While there are many other public speaking styles, humility and humour are some of the devices that you could use to make your speech livelier and entertaining to your listeners. Just make sure that you are comfortable being humorous and that the humour is appropriate for the occasion.
If you do not feel comfortable giving jokes, then you might as well not use jokes, which might fall flat on your nose.
Humility in public speaking means standing before the others and sharing with them your own mistakes, your human frailties, and weaknesses. If you show to other people that you are not afraid or ashamed admitting such things, you create a relaxed and intimate environment that will permit them to open up to you too.
Being humble in public also makes you more believable, more credible, and more respected, with your listeners relating to you easier. You are no longer the remote expert who is ahead of them, but is one of them.
8. Be Prepared For Everything
Planning in advance, preparing and pre-empt what lays ahead will help minimise risks and poor performance. Do your homework and research to find out as much information as you can about your project or work in advance. This will not only help to manage your stress level, it will also make things seem more manageable.
Practice by trying to envision what is the end result of what you are trying to obtain. Play through all the possible scenarios mentally and role-plays if possible to make it as realistic as possible. The vibes that you give out and how you feel will subconsciously help direct you towards your desired results. List down all the information and make it into bite size notes that you can carry around easily if you are nervous.
Have a clear and realistic expectation of what you are aiming to achieve. Always keep your agenda in mind and maintain your focus (2). Always be on time and if possible earlier to mentally prepare yourself for what is ahead. Although you can’t be prepared for every single thing, so acceptance is another key component in this.

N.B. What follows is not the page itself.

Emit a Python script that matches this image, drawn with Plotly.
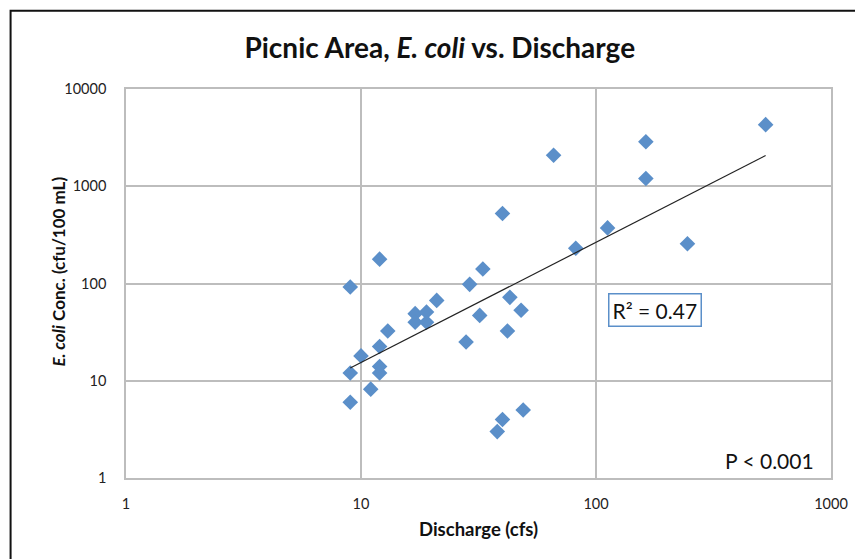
import numpy as np
import plotly.graph_objects as go

discharge_cfs = [9, 12, 9, 9, 10, 11, 12, 12, 12, 13, 17, 17, 19, 19, 21, 28, 29, 33, 32,
                 43, 48, 42, 40, 38, 49, 82, 66, 40, 112, 163, 163, 245, 527]
ecoli_conc = [92, 178, 12, 6, 18, 8.2, 22.5, 14, 12, 32.5, 49, 40, 51, 40, 67, 25, 98, 141, 47,
              72, 53, 32.5, 4, 3, 5, 230, 2080, 525, 373, 2870, 1200, 256, 4300]
x_ticks = [1, 10, 100, 1000]
y_ticks = [1, 10, 100, 1000, 10000]
r2_label = "R² = 0.47"
p_label = "P < 0.001"

# power trendline (least squares in log-log space)
lx = np.log10(discharge_cfs)
ly = np.log10(ecoli_conc)
b, a = np.polyfit(lx, ly, 1)
tx = np.array([min(discharge_cfs), max(discharge_cfs)], dtype=float)
ty = 10 ** (a + b * np.log10(tx))

FONT = "Lato"
# page has an 8px body margin; plot area spans page x 125.5..831, y 88.5..478.5
PL, PW, PB, PH = 125.5, 705.5, 478.5, 390.0
def px(v):
    return (v - PL) / PW
def py(v):
    return (PB - v) / PH

fig = go.Figure()
fig.add_trace(go.Scatter(x=discharge_cfs, y=ecoli_conc, mode="markers",
                         marker=dict(symbol="diamond", size=12, color="#5B8FC9"),
                         showlegend=False, hoverinfo="x+y"))
fig.add_trace(go.Scatter(x=tx, y=ty, mode="lines",
                         line=dict(color="#222222", width=1.2),
                         showlegend=False, hoverinfo="skip"))

grid = "#BDBDBD"
fig.update_layout(
    width=855, height=551,
    margin=dict(l=117.5, r=32, t=80.5, b=80.5),
    paper_bgcolor="white", plot_bgcolor="white",
    font=dict(family=FONT, size=14, color="#222222"),
    title=dict(text="<b>Picnic Area, <i>E. coli</i> vs. Discharge</b>",
               x=0.505, xanchor="center", y=1 - 40 / 551, yanchor="middle",
               font=dict(family=FONT, size=28, color="#111111")),
    xaxis=dict(type="log", range=[0, 3], tickvals=x_ticks, ticktext=[str(v) for v in x_ticks],
               showgrid=True, gridcolor=grid, gridwidth=1.5, zeroline=False,
               showline=True, linecolor=grid, linewidth=1.5, mirror=True,
               ticks="", ticklabelstandoff=12, tickfont=dict(size=14.5)),
    yaxis=dict(type="log", range=[0, 4], tickvals=y_ticks, ticktext=[str(v) for v in y_ticks],
               showgrid=True, gridcolor=grid, gridwidth=1.5, zeroline=False,
               showline=True, linecolor=grid, linewidth=1.5, mirror=True,
               ticks="", ticklabelstandoff=15, tickfont=dict(size=14.5)),
)

fig.add_annotation(xref="paper", yref="paper", x=px(478), y=py(530),
                   xanchor="center", yanchor="middle",
                   text="<b>Discharge (cfs)</b>", showarrow=False,
                   font=dict(size=18.5, color="#111111"))
fig.add_annotation(xref="paper", yref="paper", x=px(57), y=py(272), textangle=-90,
                   xanchor="center", yanchor="middle",
                   text="<b><i>E. coli</i> Conc. (cfu/100 mL)</b>", showarrow=False,
                   font=dict(size=17, color="#111111"))
fig.add_annotation(xref="paper", yref="paper", x=px(655), y=py(310),
                   xanchor="center", yanchor="middle",
                   text=r2_label, showarrow=False, font=dict(size=21, color="#111111"),
                   bordercolor="#5B8FC9", borderwidth=1.5, borderpad=3, bgcolor="white")
fig.add_annotation(xref="paper", yref="paper", x=px(816), y=py(461),
                   xanchor="right", yanchor="middle", text=p_label, showarrow=False,
                   font=dict(size=21, color="#111111"))

# outer chart border
fig.add_shape(type="rect", xref="paper", yref="paper",
              x0=px(10), x1=px(880), y0=py(580), y1=py(10),
              line=dict(color="#111111", width=2), layer="below")

fig.write_html("out.html")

Expect the unexpected and prepare your response for this both externally and internally. Keep a cool and level demeanour at all time is an old trick used by many professionals in times of damage control. Panicking will only create more chaos and mistakes. This will get easier over time as you practise and gain experience. Soon it will be a flow to prepare for whatever it is ahead and it will show in your end results.
9. Recognise Your Potential
Many people struggle each and every day with a sense that they will never live up to their full and true potential. And unfortunately, many of those individuals will never overcome the personal mental barriers and fears that prevent them from accomplishing their life’s purpose.
However the potential for change is the same for everyone. It only takes acceptance of the idea that change is possible coupled with the determination to follow through. It’s not always easy to control our thoughts, but certainly not impossible, and the rewards can last a lifetime.
Stop saying “I can’t”, instead embrace the word “try” and “yes”. We all have choices in whatever situation we are in and it is our choices that will define us and lead us to where we would like to go.
Change will happen, like it or not. At one point or another, you’re going to experience different turning points in your life. And you’re going to eventually unleash your potential for personal development — not because the world says so, not because your friends nag you, but because you realize it’s for your own good.
Confident people don’t just accept change, they will embrace it. You don’t have to feel tremendous pressure before realizing the need for self-improvement. Unleashing your potential means freeing yourself from the cage of thought that “it’s just the way I am.” Such a poor excuse for people only feeds fear and resistance to change.